De rechtbank acht verdachte strafbaar nu niet van enige strafuitsluitingsgrond is gebleken.

Strafmotivering

Vordering van de officier van justitie
De officier van justitie heeft gevorderd dat verdachte ter zake van het onder 1 en 2 ten laste gelegde wordt veroordeeld tot een werkstraf van 80 uren, subsidiair 40 dagen hechtenis.
Standpunt van de verdediging
De raadsman heeft zich niet verzet tegen het opleggen van een werkstraf aan verdachte.
Oordeel van de rechtbank
Bij de bepaling van de straf heeft de rechtbank rekening gehouden met de aard en de ernst van het bewezen en strafbaar verklaarde, de omstandigheden waaronder dit is begaan, de persoon van verdachte zoals deze naar voren is gekomen uit het onderzoek op de terechtzitting, het over hem opgemaakte reclasseringsrapport, het hem betreffende uittreksel uit de justitiële documentatie, alsmede de vordering van de officier van justitie en het pleidooi van de raadsman.
De rechtbank heeft in het bijzonder het volgende in aanmerking genomen.
Verdachte heeft zich schuldig gemaakt aan het voorhanden hebben van een ploertendoder, pepperspray en centraalvuur knalpatronen, zijnde verboden wapens op grond van de Wet wapens en munitie.
Door rechters wordt op grond van oriëntatiepunten die bij de bestraffing van feiten als deze worden gehanteerd doorgaans een geldboete opgelegd. De rechtbank acht in dit geval echter een taakstraf meer passend, gelet op de persoonlijke financiële omstandigheden van verdachte.
De rechtbank heeft tevens in aanmerking genomen dat verdachte, blijkens het hem betreffende uittreksel uit de justitiële documentatie, eerder onherroepelijk is veroordeeld voor soortgelijke strafbare feiten.
De rechtbank zal aan verdachte naast een taakstraf van na te noemen duur een gevangenisstraf voor de duur van de tijd die verdachte in verzekering heeft doorgebracht opleggen.
De rechtbank komt daarbij tot een taakstraf van kortere duur dan gevorderd door de officier van justitie.
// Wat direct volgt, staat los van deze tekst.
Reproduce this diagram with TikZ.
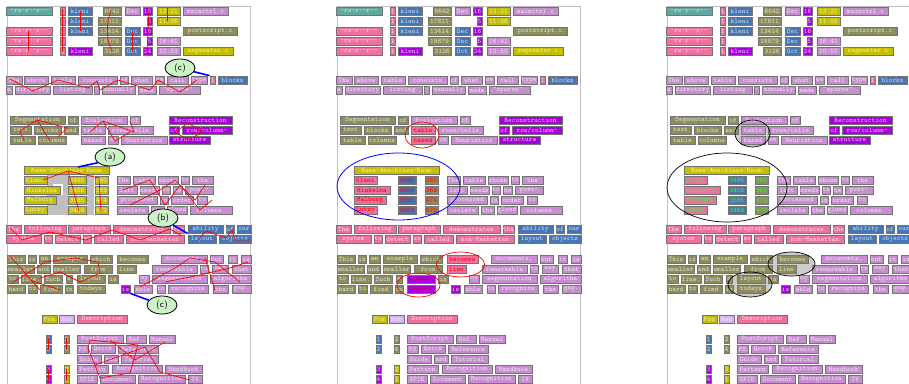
\documentclass[tikz,border=0pt]{standalone}
\usepackage{tikz}
\usetikzlibrary{positioning, shapes.geometric}

\definecolor{cT}{RGB}{96,168,160}
\definecolor{cP}{RGB}{236,112,160}
\definecolor{cB}{RGB}{72,118,178}
\definecolor{cO}{RGB}{140,140,92}
\definecolor{cL}{RGB}{198,142,206}
\definecolor{cV}{RGB}{168,0,220}
\definecolor{cY}{RGB}{198,190,0}
\definecolor{cN}{RGB}{212,176,242}
\definecolor{tagGreen}{RGB}{204,242,200}
\definecolor{hitGreen}{RGB}{80,230,80}

\newcommand{\wfont}{\fontsize{7}{8}\selectfont\ttfamily}
\newcommand{\tagfont}{\fontsize{9}{10}\selectfont\sffamily}

\tikzset{
	wb/.style={draw=black!55, line width=0.8pt, inner sep=0pt, minimum height=8pt, font=\wfont},
	wT/.style={fill=cT, text=cT!25!white},
	wP/.style={fill=cP, text=cP!25!white},
	wB/.style={fill=cB, text=cB!25!white},
	wO/.style={fill=cO, text=cO!25!white},
	wL/.style={fill=cL, text=cL!25!white},
	wV/.style={fill=cV, text=cV!25!white},
	wY/.style={fill=cY, text=cY!25!white},
	wN/.style={fill=cN, text=cN!25!white},
	tN/.style={wY}, tA/.style={wY}, tC/.style={wY},
	hE/.style={wL}, hB/.style={wO}, hL/.style={wO},
	zig/.style={red, line width=0.7pt},
	pointer/.style={blue, line width=1.6pt},
	tag/.style={ellipse, draw=black, line width=0.8pt, fill=tagGreen, minimum width=30pt, minimum height=18pt, inner sep=0pt, font=\tagfont},
	frame/.style={draw=black!25, line width=0.8pt},
}

\newcommand{\wordrow}[2]{%
	\foreach \xa/\xb/\st/\tx in {#2}
		\node[wb, \st, minimum width={(\xb-\xa)*1pt}] (w\xa-#1) at ({(\xa+\xb)/2}, #1) {\tx};
}

\newcommand{\pagecontent}{%
	% directory listing
	\wordrow{11}{6/52/wT/-rw-r--r--, 60/65/wP/1, 68/92/wB/kleni, 103/121/wO/6642, 125/140/wL/Dec, 143/152/wV/16, 157/180/wY/13:21, 183/228/wL/mainctrl.c}
	\wordrow{21}{60/65/wP/1, 68/92/wB/kleni, 98/121/wO/17811, 147/152/wV/5, 157/180/wY/11:06}
	\wordrow{31}{6/52/wP/-rw-r--r--, 60/65/wP/1, 68/92/wB/kleni, 98/121/wO/13414, 125/140/wB/Dec, 143/152/wV/16, 183/237/wO/postscript.c}
	\wordrow{41}{6/52/wP/-rw-r--r--, 60/65/wP/1, 98/121/wO/18879, 125/140/wB/Dec, 147/152/wV/5, 157/180/wL/16:41}
	\wordrow{51}{6/52/wP/-rw-r--r--, 60/65/wP/1, 68/92/wV/kleni, 103/121/wO/3128, 125/140/wB/Oct, 143/152/wV/24, 157/180/wL/10:50, 183/233/wY/segmenter.c}
	% first paragraph
	\wordrow{80}{6/22/wL/The, 24/48/wL/above, 51/75/wL/table, 78/117/wL/consists, 120/128/wL/of, 131/152/wL/what, 155/164/wL/we, 167/188/wL/call, 191/207/wL/type, 210/215/wP/1, 218/247/wB/blocks}
	\wordrow{90}{6/12/wL/a, 15/50/wL/directory, 53/92/wL/listing, 94/99/wL/-, 102/135/wL/manually, 138/156/wL/made, 159/200/wL/"sparse".}
	% three columns
	\wordrow{120}{10/65/wO/Segmentation, 68/78/wO/of, 81/127/wL/Evaluation, 130/140/wL/of, 169/232/wV/Reconstruction}
	\wordrow{130}{10/31/wO/text, 34/61/wO/blocks, 64/78/wO/and, 81/105/hE/table, 108/153/wL/{rows/cells}, 169/179/wV/of, 182/232/wV/{row/column-}}
	\wordrow{140}{10/35/wO/table, 38/66/wO/columns, 81/105/hE/based, 108/118/wL/on, 121/167/wL/Heuristics, 169/210/wV/structure}
	% table and text beside it
	\wordrow{170}{24/109/wY/Name-Anschluss-Raum}
	\wordrow{180}{24/47/tN/Klemi, 68/86/tA/3485, 95/108/tC/380, 117/130/wL/The, 133/155/wL/table, 158/178/wL/shown, 181/189/wL/to, 192/213/wL/the}
	\wordrow{190}{24/60/tN/Hinkelma, 68/86/tA/3456, 95/108/tC/369, 117/137/wL/left, 140/159/wL/needs, 162/170/wL/to, 173/182/wL/be, 185/213/wL/post-}
	\wordrow{200}{24/56/tN/Malburg, 68/86/tA/3585, 95/108/tC/474, 117/157/wL/processed, 160/168/wL/in, 171/193/wL/order, 197/207/wL/to}
	\wordrow{210}{24/47/tN/Lutzy, 68/86/tA/3464, 95/108/tC/470, 117/148/wL/isolate, 151/164/wL/the, 167/187/wL/glued, 190/232/wL/columns.}
	% non-Manhattan paragraph
	\wordrow{229}{6/21/wP/The, 24/66/wP/following, 68/110/wP/paragraph, 113/170/wP/demonstrates, 173/184/wP/the, 188/223/wB/ability, 226/234/wB/of, 237/251/wB/our}
	\wordrow{239}{6/41/wP/system, 44/52/wP/to, 55/80/wP/detect, 83/91/wP/so, 94/123/wP/called, 126/184/wP/non-Manhattan, 188/216/wB/layout, 219/251/wB/objects}
	\wordrow{259}{7/25/wO/This, 28/36/wO/is, 39/50/wO/an, 53/87/wO/example, 90/112/wO/which, 117/148/hB/becomes, 161/207/wL/{documents,}, 210/223/wL/but, 228/237/wL/it, 241/251/wL/is}
	\wordrow{269}{7/34/wO/smaller, 37/50/wO/and, 53/80/wO/smaller, 84/112/wO/from, 117/136/hB/line, 152/197/wL/remarkable, 200/208/wL/to, 212/228/wL/say, 232/251/wL/that}
	\wordrow{279}{7/18/wO/to, 21/41/wO/line., 44/62/wO/Such, 66/72/wO/a, 77/105/hL/layout, 108/118/wO/is, 139/149/wL/my, 152/207/wL/segmentation, 210/251/wL/algorithm}
	\wordrow{289}{7/25/wO/hard, 28/37/wO/to, 40/62/wO/find, 65/73/wO/in, 77/105/hL/todays, 121/130/wV/is, 134/152/wL/able, 157/165/wL/to, 168/208/wL/recognize, 213/228/wL/the, 232/251/wL/gap.}
	% bibliography table
	\wordrow{319}{42/57/wY/Pos, 59/74/wN/Nmb, 77/127/wP/Description}
	\wordrow{339}{46/51/wB/1, 64/69/wO/2, 77/123/wL/PostScript, 126/146/wL/Ref., 149/175/wL/Manual}
	\wordrow{349}{46/51/wB/2, 64/69/wO/4, 77/88/wL/PS, 91/115/wL/Quick, 118/158/wL/Reference}
	\wordrow{359}{77/101/wL/Guide, 104/118/wL/and, 121/158/wL/Tutorial}
	\wordrow{369}{46/51/wV/3, 64/69/wY/2, 77/108/wL/Pattern, 112/162/wL/Recognition, 165/202/wL/Handbook}
	\wordrow{379}{46/51/wV/4, 64/69/wY/1, 77/97/wL/SPIE, 100/135/wL/Document, 138/185/wL/Recognition, 188/202/wL/IV}
}

\begin{document}
\begin{tikzpicture}[x=1pt, y=-1pt]
	\useasboundingbox (0,0) rectangle (909,383);

	% page 1: grouping errors
	\begin{scope}
		\draw[frame] (7,395) -- (7,6) -- (250,6) -- (250,395);
		\fill[black!25] (47,175) rectangle (68,215);
		\fill[black!25] (87,175) rectangle (94,215);
		\fill[white] (53,184) rectangle (63,195);
		\pagecontent
		\draw[zig] (28,31) -- (28,51);
		\draw[zig] (62,9) -- (62,52);
		\draw[zig] (80,11) -- (80,31);
		\draw[zig] (111,10) .. controls (106,25) and (106,40) .. (112,51);
		\draw[zig] (132,31) -- (132,51);
		\draw[zig] (149,10) -- (147,52);
		\draw[zig] (167,8) -- (167,21);
		\draw[zig] (10,79) -- (33,91) -- (58,80) -- (88,88) -- (97,81) -- (100,90) -- (118,80) -- (150,90) -- (158,80) -- (180,92) -- (197,80);
		\draw[zig] (20,131) -- (37,120) -- (67,128) -- (58,137);
		\draw[zig] (37,120) -- (50,141);
		\draw[zig] (20,131) -- (24,141);
		\draw[zig] (90,132) -- (103,121) -- (134,132) -- (130,121);
		\draw[zig] (103,121) -- (115,141) -- (130,132);
		\draw[zig] (175,132) -- (188,123) -- (203,132) -- (188,140) -- cycle;
		\draw[zig] (43,180) -- (68,171) -- (79,211);
		\draw[zig] (68,171) -- (99,178) -- (101,211);
		\draw[zig] (123,190) -- (150,180) -- (165,205) -- (180,185) -- (200,210) -- (212,200);
		\draw[zig] (130,205) -- (160,190) -- (175,180) -- (195,200) -- (205,185);
		\draw[zig] (10,228) -- (22,240) -- (50,232) -- (86,240) -- (112,230) -- (140,240) -- (170,229) -- (182,236);
		\draw[zig] (198,240) -- (206,231) -- (226,238) -- (232,230) -- (235,240) -- (250,240);
		\draw[zig] (10,256) -- (40,290);
		\draw[zig] (12,283) -- (45,262) -- (75,258) -- (98,262) -- (100,273) -- (80,282) -- (60,272) -- (40,278);
		\draw[zig] (30,280) -- (60,290);
		\draw[zig] (140,287) -- (175,268) -- (190,258) -- (215,262) -- (240,282);
		\draw[zig] (165,282) -- (200,275) -- (230,268) -- (248,262);
		\draw[zig] (205,258) -- (215,290);
		\draw[zig] (88,348) -- (100,378) -- (130,373) -- (138,345) -- (90,340) -- cycle;
		\draw[zig] (95,365) -- (145,347) -- (160,372) -- (190,380);
		\draw[zig] (110,340) -- (135,360) -- (165,342);
		\draw[zig] (48,338) -- (48,350);
		\draw[zig] (66,338) -- (66,350);
		\draw[zig] (48,369) -- (48,381);
		\draw[zig] (66,369) -- (66,381);
		\coordinate (pa) at (78,167);
		\node[tag] (lc1) at (180,68) {(c)};
		\node[tag] (la) at (110,157) {(a)};
		\node[tag] (lb) at (163,218) {(b)};
		\node[tag] (lc2) at (162,305) {(c)};
		\draw[pointer] (lc1.-15) -- (w210-80.north west);
		\draw[pointer] (la.205) -- (pa);
		\draw[pointer] (lb.-35) -- (w188-229.south west);
		\draw[pointer] (lc2.160) -- (w121-289.south east);
	\end{scope}

	% page 2: detected regions
	\begin{scope}[xshift=330pt,
		tN/.style={wP, text=red}, tA/.style={wB, text=red}, tC/.style={wO, text=red},
		hE/.style={wP, text=red}, hB/.style={wP, text=red}, hL/.style={wV, text=red}]
		\draw[frame] (7,395) -- (7,6) -- (250,6) -- (250,395);
		\pagecontent
		\draw[red, line width=0.7pt] (92,135) ellipse [x radius=17pt, y radius=13pt];
		\draw[blue, line width=0.8pt] (68.5,186.5) ellipse [x radius=61.5pt, y radius=33.5pt];
		\draw[red, line width=0.7pt] (130.5,264.5) ellipse [x radius=24pt, y radius=12.5pt];
		\draw[red, line width=0.7pt] (88.5,285) ellipse [x radius=21.5pt, y radius=12pt];
	\end{scope}

	% page 3: corrected result
	\begin{scope}[xshift=660pt,
		tN/.style={wP, text=hitGreen}, tA/.style={wB, text=hitGreen}, tC/.style={wO, text=hitGreen}]
		\draw[frame] (7,395) -- (7,6) -- (250,6) -- (250,395);
		\fill[black!20] (92.5,133.5) ellipse [x radius=17.5pt, y radius=13.5pt];
		\fill[black!20] (131.5,264) ellipse [x radius=23.5pt, y radius=12pt];
		\fill[black!20] (90,284.5) ellipse [x radius=22pt, y radius=12.5pt];
		\pagecontent
		\draw[line width=0.7pt] (92.5,133.5) ellipse [x radius=17.5pt, y radius=13.5pt];
		\draw[line width=0.7pt] (67,187.5) ellipse [x radius=60pt, y radius=34.5pt];
		\draw[line width=0.7pt] (131.5,264) ellipse [x radius=23.5pt, y radius=12pt];
		\draw[line width=0.7pt] (90,284.5) ellipse [x radius=22pt, y radius=12.5pt];
	\end{scope}
\end{tikzpicture}
\end{document}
Toepassing van wetsartikelen

De rechtbank heeft gelet op de artikelen 22c, 22d en 57 van het Wetboek van Strafrecht en de artikelen 13, 26 en 55 van de Wet wapens en munitie, zoals deze artikelen golden ten tijde van het bewezenverklaarde.

Uitspraak

De rechtbank

Verklaart het onder 1 en 2 ten laste gelegde bewezen, te kwalificeren en strafbaar zoals voormeld en verdachte daarvoor strafbaar.
Verklaart niet bewezen hetgeen aan verdachte meer of anders is ten laste gelegd dan het bewezen verklaarde en spreekt verdachte daarvan vrij.
Veroordeelt verdachte tot:

een gevangenisstraf voor de duur van 2 dagen.

Beveelt dat de tijd door de veroordeelde voor de tenuitvoerlegging van deze uitspraak in verzekering doorgebracht, bij de uitvoering van de opgelegde gevangenisstraf, geheel in mindering zal worden gebracht.

een taakstraf voor de duur van 40 uren.

Beveelt dat voor het geval de veroordeelde de taakstraf niet naar behoren verricht, vervangende hechtenis voor de duur van 20 dagen zal worden toegepast.
Dit vonnis is gewezen door mr. A.H.M. Dölle, voorzitter, mr. J.V. Nolta en mr. M.B. de Wit, rechters, bijgestaan door W. Brandsma, griffier, en uitgesproken ter openbare terechtzitting van deze rechtbank op 6 juni 2017.
Mr. Nolta en de griffier zijn buiten staat dit vonnis mede te ondertekenen.